For the interested reader I will explain now in more detail how the Wiimote tracking actually works. Anyhow, I will not go into the mathematical details of the core algorithm but provide you with the necessary references. I will just focus on the Wiimote tracking part and will not go into details of neither the tracking library Tvrx nor the game library Tgex.

Pose Estimation

Technically speaking, the Wiimote tracking is an optical marker based tracking. It is optical because we use the Wiimote camera and it is marker based, because we don't use the whole camera image. Instead the Wiimote returns the position of up to four infrared LEDs which represent our markers.

The four LED positions are given in 2D coordinates which represent the markers as seen by the camera. Technically this is a 2D projection of the real LEDs according to the focus of the camera lens, this projection plane is called image plane - the 2D coordinated are therefore called image points.
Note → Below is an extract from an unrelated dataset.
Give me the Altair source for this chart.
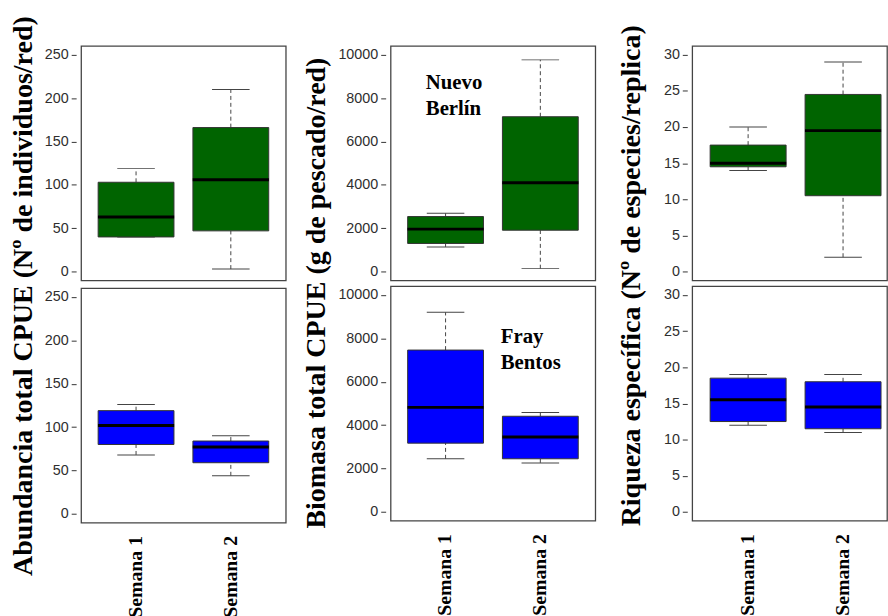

The main task now is to calculate the position and rotation of the IR-LED Beacon in real space according to the image points of the LEDs measured by the Wiimote. This task is called Pose Estimation and has been investigated by scientists since many years. One main application of pose estimation is computer vision for robotics. The pose estimation algorithm used for the Wiimote tracking has already been published in 1995 and still performs nice for our purpose. If you are interested in the exact details about how the pose estimation algorithm works, you can study the original paper, please see the references.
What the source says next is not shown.